● Given exercise: All of the material should be reproduced exactly, with pictures left out.
** start **
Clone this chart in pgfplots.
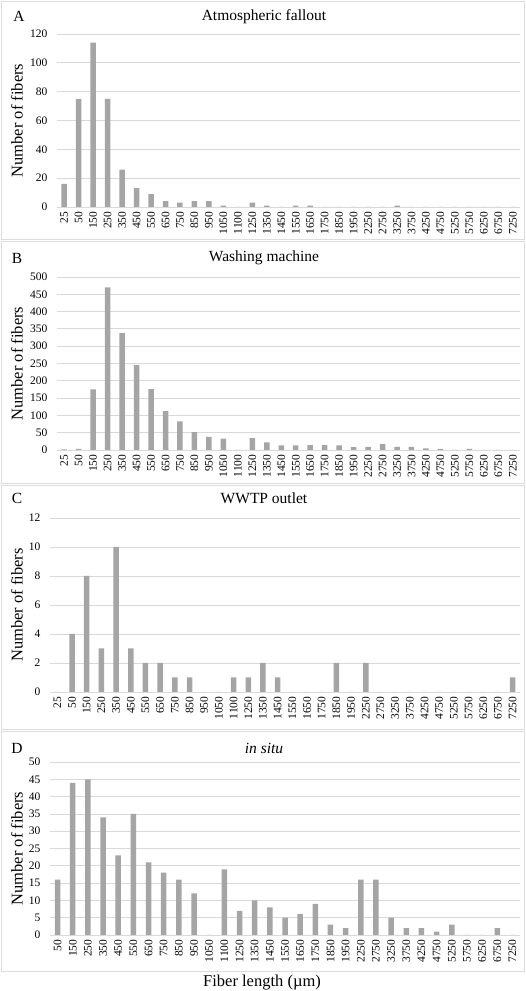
\documentclass[border=0pt]{standalone}
\usepackage{fontspec}
\setmainfont{Liberation Serif}
\usepackage{pgfplots}
\pgfplotsset{compat=1.18}

\definecolor{bargray}{HTML}{A5A5A5}
\definecolor{gridgray}{HTML}{D9D9D9}
\definecolor{framegray}{HTML}{DCDCDC}

\pgfplotsset{
  panel/.style={
    scale only axis,
    anchor=south west,
    ybar,
    bar width=5.5pt,
    ymin=0,
    xmin=-0.5,
    axis line style={draw=none},
    major tick length=0pt,
    ymajorgrids,
    grid style={gridgray, line width=0.8pt},
    xtick={0,...,31},
    tick label style={font=\fontsize{11.5}{12}\selectfont},
    /pgf/number format/assume math mode=true,
    xticklabel style={rotate=90, anchor=east, xshift=-1pt},
    yticklabel style={xshift=-6pt},
  },
}

\begin{document}
\begin{tikzpicture}
\useasboundingbox (0pt,0pt) rectangle (526pt,991pt);
\fill[white] (0pt,0pt) rectangle (526pt,991pt);
% panel frames
\draw[framegray, line width=0.8pt] (1.5pt,990pt) rectangle (524.5pt,752pt);
\draw[framegray, line width=0.8pt] (1.5pt,750pt) rectangle (524.5pt,508pt);
\draw[framegray, line width=0.8pt] (1.5pt,506pt) rectangle (524.5pt,262pt);
\draw[framegray, line width=0.8pt] (1.5pt,260pt) rectangle (524.5pt,20pt);

% ---------- A ----------
\begin{axis}[panel, at={(57pt,784pt)}, width=463pt, height=173pt,
  xmax=31.5, ymax=120, ytick distance=20,
  xticklabels={25,50,150,250,350,450,550,650,750,850,950,1050,1100,1250,1350,1450,1550,1650,1750,1850,1950,2250,2750,3250,3750,4250,4750,5250,5750,6250,6750,7250}]
\addplot[fill=bargray, draw=none] coordinates {
 (0,16) (1,75) (2,114) (3,75) (4,26) (5,13) (6,9) (7,4) (8,3) (9,4)
 (10,4) (11,1) (12,0) (13,3) (14,1) (15,0) (16,1) (17,1) (18,0) (19,0)
 (20,0) (21,0) (22,0) (23,1) (24,0) (25,0) (26,0) (27,0) (28,0) (29,0)
 (30,0) (31,0)};
\end{axis}

% ---------- B ----------
\begin{axis}[panel, at={(57pt,541pt)}, width=463pt, height=173pt,
  xmax=31.5, ymax=500, ytick distance=50,
  xticklabels={25,50,150,250,350,450,550,650,750,850,950,1050,1100,1250,1350,1450,1550,1650,1750,1850,1950,2250,2750,3250,3750,4250,4750,5250,5750,6250,6750,7250}]
\addplot[fill=bargray, draw=none] coordinates {
 (0,2) (1,3) (2,175) (3,470) (4,338) (5,245) (6,176) (7,112) (8,83) (9,52)
 (10,38) (11,33) (12,0) (13,34) (14,22) (15,13) (16,13) (17,14) (18,14) (19,13)
 (20,8) (21,9) (22,17) (23,9) (24,9) (25,5) (26,3) (27,0) (28,3) (29,0)
 (30,0) (31,0)};
\end{axis}

% ---------- C ----------
\begin{axis}[panel, at={(50pt,299pt)}, width=470pt, height=174pt,
  xmax=31.5, ymax=12, ytick distance=2,
  xticklabels={25,50,150,250,350,450,550,650,750,850,950,1050,1100,1250,1350,1450,1550,1650,1750,1850,1950,2250,2750,3250,3750,4250,4750,5250,5750,6250,6750,7250}]
\addplot[fill=bargray, draw=none] coordinates {
 (0,0) (1,4) (2,8) (3,3) (4,10) (5,3) (6,2) (7,2) (8,1) (9,1)
 (10,0) (11,0) (12,1) (13,1) (14,2) (15,1) (16,0) (17,0) (18,0) (19,2)
 (20,0) (21,2) (22,0) (23,0) (24,0) (25,0) (26,0) (27,0) (28,0) (29,0)
 (30,0) (31,1)};
\end{axis}

% ---------- D ----------
\begin{axis}[panel, at={(50pt,56pt)}, width=470pt, height=173pt,
  xmax=30.5, ymax=50, ytick distance=5, xtick={0,...,30},
  xticklabels={50,150,250,350,450,550,650,750,850,950,1050,1100,1250,1350,1450,1550,1650,1750,1850,1950,2250,2750,3250,3750,4250,4750,5250,5750,6250,6750,7250}]
\addplot[fill=bargray, draw=none] coordinates {
 (0,16) (1,44) (2,45) (3,34) (4,23) (5,35) (6,21) (7,18) (8,16) (9,12)
 (10,0) (11,19) (12,7) (13,10) (14,8) (15,5) (16,6) (17,9) (18,3) (19,2)
 (20,16) (21,16) (22,5) (23,2) (24,2) (25,1) (26,3) (27,0) (28,0) (29,2)
 (30,0)};
\end{axis}

% titles, panel letters, axis labels
\begin{scope}[font=\fontsize{15.5}{18}\selectfont]
\node at (264pt,974pt) {Atmospheric fallout};
\node at (264pt,733pt) {Washing machine};
\node at (264pt,493pt) {WWTP outlet};
\node at (264pt,243pt) {\itshape in situ};
\node at (19pt,975pt) {A};
\node at (17pt,733pt) {B};
\node at (17pt,493pt) {C};
\node at (17pt,243pt) {D};
\end{scope}
\begin{scope}[font=\fontsize{16.5}{20}\selectfont]
\node[rotate=90] at (17pt,870.5pt) {Number of fibers};
\node[rotate=90] at (17pt,627.5pt) {Number of fibers};
\node[rotate=90] at (17pt,386pt) {Number of fibers};
\node[rotate=90] at (17pt,142.5pt) {Number of fibers};
\node at (262pt,8pt) {Fiber length (µm)};
\end{scope}
\end{tikzpicture}
\end{document}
** end **
● Answer to this problem:
Clone this chart in pgfplots.
\documentclass[border=0pt]{standalone}
\usepackage{fontspec}
\setmainfont{Liberation Serif}
\usepackage{pgfplots}
\pgfplotsset{compat=1.18}

\definecolor{bargray}{HTML}{A5A5A5}
\definecolor{gridgray}{HTML}{D9D9D9}
\definecolor{framegray}{HTML}{DCDCDC}

\pgfplotsset{
  panel/.style={
    scale only axis,
    anchor=south west,
    ybar,
    bar width=5.5pt,
    ymin=0,
    xmin=-0.5,
    axis line style={draw=none},
    major tick length=0pt,
    ymajorgrids,
    grid style={gridgray, line width=0.8pt},
    xtick={0,...,31},
    tick label style={font=\fontsize{11.5}{12}\selectfont},
    /pgf/number format/assume math mode=true,
    xticklabel style={rotate=90, anchor=east, xshift=-1pt},
    yticklabel style={xshift=-6pt},
  },
}

\begin{document}
\begin{tikzpicture}
\useasboundingbox (0pt,0pt) rectangle (526pt,991pt);
\fill[white] (0pt,0pt) rectangle (526pt,991pt);
% panel frames
\draw[framegray, line width=0.8pt] (1.5pt,990pt) rectangle (524.5pt,752pt);
\draw[framegray, line width=0.8pt] (1.5pt,750pt) rectangle (524.5pt,508pt);
\draw[framegray, line width=0.8pt] (1.5pt,506pt) rectangle (524.5pt,262pt);
\draw[framegray, line width=0.8pt] (1.5pt,260pt) rectangle (524.5pt,20pt);

% ---------- A ----------
\begin{axis}[panel, at={(57pt,784pt)}, width=463pt, height=173pt,
  xmax=31.5, ymax=120, ytick distance=20,
  xticklabels={25,50,150,250,350,450,550,650,750,850,950,1050,1100,1250,1350,1450,1550,1650,1750,1850,1950,2250,2750,3250,3750,4250,4750,5250,5750,6250,6750,7250}]
\addplot[fill=bargray, draw=none] coordinates {
 (0,16) (1,75) (2,114) (3,75) (4,26) (5,13) (6,9) (7,4) (8,3) (9,4)
 (10,4) (11,1) (12,0) (13,3) (14,1) (15,0) (16,1) (17,1) (18,0) (19,0)
 (20,0) (21,0) (22,0) (23,1) (24,0) (25,0) (26,0) (27,0) (28,0) (29,0)
 (30,0) (31,0)};
\end{axis}

% ---------- B ----------
\begin{axis}[panel, at={(57pt,541pt)}, width=463pt, height=173pt,
  xmax=31.5, ymax=500, ytick distance=50,
  xticklabels={25,50,150,250,350,450,550,650,750,850,950,1050,1100,1250,1350,1450,1550,1650,1750,1850,1950,2250,2750,3250,3750,4250,4750,5250,5750,6250,6750,7250}]
\addplot[fill=bargray, draw=none] coordinates {
 (0,2) (1,3) (2,175) (3,470) (4,338) (5,245) (6,176) (7,112) (8,83) (9,52)
 (10,38) (11,33) (12,0) (13,34) (14,22) (15,13) (16,13) (17,14) (18,14) (19,13)
 (20,8) (21,9) (22,17) (23,9) (24,9) (25,5) (26,3) (27,0) (28,3) (29,0)
 (30,0) (31,0)};
\end{axis}

% ---------- C ----------
\begin{axis}[panel, at={(50pt,299pt)}, width=470pt, height=174pt,
  xmax=31.5, ymax=12, ytick distance=2,
  xticklabels={25,50,150,250,350,450,550,650,750,850,950,1050,1100,1250,1350,1450,1550,1650,1750,1850,1950,2250,2750,3250,3750,4250,4750,5250,5750,6250,6750,7250}]
\addplot[fill=bargray, draw=none] coordinates {
 (0,0) (1,4) (2,8) (3,3) (4,10) (5,3) (6,2) (7,2) (8,1) (9,1)
 (10,0) (11,0) (12,1) (13,1) (14,2) (15,1) (16,0) (17,0) (18,0) (19,2)
 (20,0) (21,2) (22,0) (23,0) (24,0) (25,0) (26,0) (27,0) (28,0) (29,0)
 (30,0) (31,1)};
\end{axis}

% ---------- D ----------
\begin{axis}[panel, at={(50pt,56pt)}, width=470pt, height=173pt,
  xmax=30.5, ymax=50, ytick distance=5, xtick={0,...,30},
  xticklabels={50,150,250,350,450,550,650,750,850,950,1050,1100,1250,1350,1450,1550,1650,1750,1850,1950,2250,2750,3250,3750,4250,4750,5250,5750,6250,6750,7250}]
\addplot[fill=bargray, draw=none] coordinates {
 (0,16) (1,44) (2,45) (3,34) (4,23) (5,35) (6,21) (7,18) (8,16) (9,12)
 (10,0) (11,19) (12,7) (13,10) (14,8) (15,5) (16,6) (17,9) (18,3) (19,2)
 (20,16) (21,16) (22,5) (23,2) (24,2) (25,1) (26,3) (27,0) (28,0) (29,2)
 (30,0)};
\end{axis}

% titles, panel letters, axis labels
\begin{scope}[font=\fontsize{15.5}{18}\selectfont]
\node at (264pt,974pt) {Atmospheric fallout};
\node at (264pt,733pt) {Washing machine};
\node at (264pt,493pt) {WWTP outlet};
\node at (264pt,243pt) {\itshape in situ};
\node at (19pt,975pt) {A};
\node at (17pt,733pt) {B};
\node at (17pt,493pt) {C};
\node at (17pt,243pt) {D};
\end{scope}
\begin{scope}[font=\fontsize{16.5}{20}\selectfont]
\node[rotate=90] at (17pt,870.5pt) {Number of fibers};
\node[rotate=90] at (17pt,627.5pt) {Number of fibers};
\node[rotate=90] at (17pt,386pt) {Number of fibers};
\node[rotate=90] at (17pt,142.5pt) {Number of fibers};
\node at (262pt,8pt) {Fiber length (µm)};
\end{scope}
\end{tikzpicture}
\end{document}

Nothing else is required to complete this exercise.